||Thanks to COMPRISE SDK, developers can create multilingual, voice-enabled applications in a faster, cost-effective, and privacy-driven way. The SDK is made for Smartphone applications developed with the Ionic framework, with Angular as a foundation. It consists of:
- the COMPRISE Personal Server, which allows the execution of large related services outside the Smartphone, while still preserving privacy;
- the COMPRISE App Wizard, which helps developers to do all necessary configuration in a quick and easy way;
- the COMPRISE Client Library, which can be deployed on any Android or iOS device and integrates all required voice functionalities (Speech-to-Text, Spoken Language Understanding, Dialog Management, Spoken Language Generation, Text-to-Speech) together with Machine Translation.
These three components shall be installed and configured in the above order.
||The COMPRISE Platform is a cloud-based platform designed to:
- collect anonymized speech and text data from Smartphone apps operating the COMPRISE SDK,
- curating and labelling this data,
- training Speech-to-Text and Spoken Language Understanding models on this data,
- providing access to these models.
All these functionalities can be accessed via a web service API and interfaces for Developers, Data Annotators, and Administrators.
COMPRISE VOICE TRANSFORMER
||COMPRISE Voice Transformer is part of COMPRISE SDK. It increases privacy by converting each person’s voice into another person’s voice, while preserving the spoken message. It:
- ensures that any information extracted from the transformed voice can hardly be traced back to the original speaker, as validated through state-of-the-art biometric protocols;
- preserves the utility of the transformed data for training Speech-to-Text models;
- leverages cutting-edge deep learning and speech processing technology;
- can be followed by the Voice Builder, which further discards sensitive words and expressions.
COMPRISE TEXT TRANSFORMER
||COMPRISE Text Transformer is part of COMPRISE SDK. It allows users in various application domains to mask out critical information in a text that would otherwise threaten the privacy of third parties, while preserving the sentence structure. It:
- replaces words and expressions carrying personal information by random alternatives, focusing on persons’ names, organisations, locations, dates and times;
- is applicable to all kinds of text documents in addition to spoken dialogues;
- leverages cutting-edge deep learning and natural language processing technology;
provides formal differential privacy guarantees.
COMPRISE WEAKLY SUPERVISED STT
||COMPRISE Weakly Supervised STT is part of COMPRISE Platform. It makes it possible to train Speech-to-Text models while reducing the need for time-consuming and expensive manual data transcription. It consists of two modules:
- an Automated Labelling module that processes untranscribed speech utterances and outputs one or more text transcriptions for every utterance that exploit specific information about the dialogue domain;
- a Machine Learning module that takes the transcribed sentences as inputs (and possibly additional manually transcribed sentences) and outputs trained acoustic and language models to be used by a Speech-to-Text system.

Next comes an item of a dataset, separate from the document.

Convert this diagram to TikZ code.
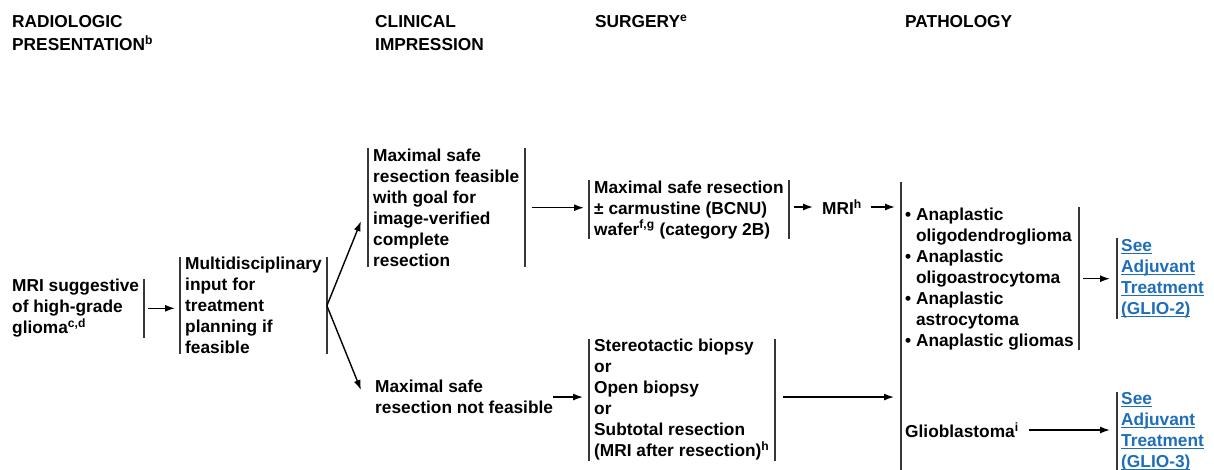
\documentclass[tikz,border=0pt]{standalone}
\usepackage{fontspec}
\setmainfont{Liberation Sans}
\usetikzlibrary{arrows.meta}
\definecolor{linkblue}{RGB}{30,110,185}
\definecolor{bargray}{RGB}{55,55,55}
\newsavebox{\lkbox}
\newcommand{\lk}[1]{\sbox{\lkbox}{#1}\rlap{\rule[-2.4pt]{\wd\lkbox}{1.1pt}}\usebox{\lkbox}}
\begin{document}
\begin{tikzpicture}[x=1pt,y=-1pt,
  txt/.style={font=\bfseries\fontsize{17.3}{21}\selectfont, align=left, inner xsep=5pt, inner ysep=0pt, anchor=north west, text=black},
  hdr/.style={font=\bfseries\fontsize{17.3}{22.5}\selectfont, align=left, inner sep=0pt, anchor=north west},
  bar/.style={draw=bargray, line width=1.9pt},
  arr/.style={-{Latex[length=10pt,width=7pt]}, line width=1.4pt},
  lnk/.style={txt, text=linkblue, inner xsep=4pt},
]
\useasboundingbox (0,0) rectangle (1214,470);
% headers
\node[hdr] (h1) at (12,15.5) {RADIOLOGIC\\PRESENTATION\textsuperscript{b}};
\node[hdr] (h2) at (375,15.5) {CLINICAL\\IMPRESSION};
\node[hdr, anchor=base west] (h3) at (595,28) {SURGERY\textsuperscript{e}};
\node[hdr, anchor=base west] (h4) at (905,28) {PATHOLOGY};
% nodes
\node[txt, minimum height=53pt] (mri) at (7,279) {MRI suggestive\\of high-grade\\glioma\textsuperscript{c,d}};
\node[txt, minimum height=97pt] (multi) at (180,257) {Multidisciplinary\\input for\\treatment\\planning if\\feasible};
\node[txt, minimum height=119pt] (clinA) at (368,148) {Maximal safe\\resection feasible\\with goal for\\image-verified\\complete\\resection};
\node[txt] (clinB) at (370,380) {Maximal safe\\resection not feasible};
\node[txt, minimum height=59pt] (surgA) at (589,180) {Maximal safe resection\\± carmustine (BCNU)\\wafer\textsuperscript{f,g} (category 2B)};
\node[txt, anchor=west] (mrih) at (817,207) {MRI\textsuperscript{h}};
\node[txt, minimum height=119pt] (surgB) at (589,339) {Stereotactic biopsy\\or\\Open biopsy\\or\\Subtotal resection\\(MRI after resection)\textsuperscript{h}};
\node[txt, minimum height=143pt] (path) at (900,207) {• Anaplastic\\\phantom{• }oligodendroglioma\\• Anaplastic\\\phantom{• }oligoastrocytoma\\• Anaplastic\\\phantom{• }astrocytoma\\• Anaplastic gliomas};
\node[txt, anchor=west] (glio) at (900,430) {Glioblastoma\textsuperscript{i}};
\node[lnk, minimum height=81pt] (linkA) at (1117,238) {\lk{See}\\\lk{Adjuvant}\\\lk{Treatment}\\\lk{(GLIO-2)}};
\node[lnk] (linkB) at (1117,392) {\lk{See}\\\lk{Adjuvant}\\\lk{Treatment}\\\lk{(GLIO-3)}};
\coordinate (pbarT) at (901,182);
\coordinate (pbarB) at (901,471);
% bars
\draw[bar] (mri.north east) -- (mri.south east);
\foreach \n in {multi,clinA,surgA,surgB}{
  \draw[bar] (\n.north west) -- (\n.south west);
  \draw[bar] (\n.north east) -- (\n.south east);
}
\draw[bar] (path.north east) -- (path.south east);
\draw[bar] (linkA.north west) -- (linkA.south west);
\draw[bar] (linkB.north west) -- (linkB.south west |- pbarB);
\draw[bar] (pbarT) -- (pbarB);
% arrows
\draw[arr] ([xshift=4pt]mri.east) -- ([xshift=-5pt]multi.west |- mri.east);
\draw[arr] (multi.east) -- ([xshift=-7pt,yshift=-13.5pt]clinA.west);
\draw[arr] (multi.east) -- ([xshift=-9pt,yshift=7pt]clinB.west);
\draw[arr] ([xshift=7pt]clinA.east) -- ([xshift=-5pt]surgA.west |- clinA.east);
\draw[arr] ([xshift=-5pt]clinB.east) -- ([xshift=-6pt]surgB.west |- clinB.east);
\draw[arr] ([xshift=5pt]surgA.east |- mrih.west) -- ([xshift=-4pt]mrih.west);
\draw[arr] ([xshift=4pt]mrih.east) -- ([xshift=-6pt]pbarT |- mrih.east);
\draw[arr] ([xshift=8pt]surgB.east |- clinB.east) -- ([xshift=-7pt]pbarT |- clinB.east);
\draw[arr] ([xshift=4pt]path.east) -- ([xshift=-7pt]linkA.west);
\draw[arr] ([xshift=5pt]glio.east) -- ([xshift=-7pt]linkB.west |- glio.east);
\end{tikzpicture}
\end{document}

COMPRISE WEAKLY SUPERVISED NLU
||COMPRISE Weakly Supervised NLU is part of COMPRISE Platform. It enables customers to reduce the need for time-consuming and expensive manual data labelling when training a Natural Language Understanding system. It consists of two modules:
- an Automated Sequence Labelling module that processes unlabelled text sentences and outputs a (noisy) label for each sentence or each token in a sentence;
- a Machine Learning module that learns Natural Language Understanding models from these noisy labels.
COMPRISE SPEECH-TO-TEXT TRANSLATION
||COMPRISE Speech-to-Text Translation combines Speech-to-Text and Machine Translation in a smart manner in order to allow every user to speak his/her own language when interacting with a dialogue system that internally uses a different language. Instead of combining separately trained Speech-to-Text and Machine Translation models in a pipeline, the Machine Translation system is trained to handle Speech-to-Text errors and disfluencies, so as to reduce translation errors.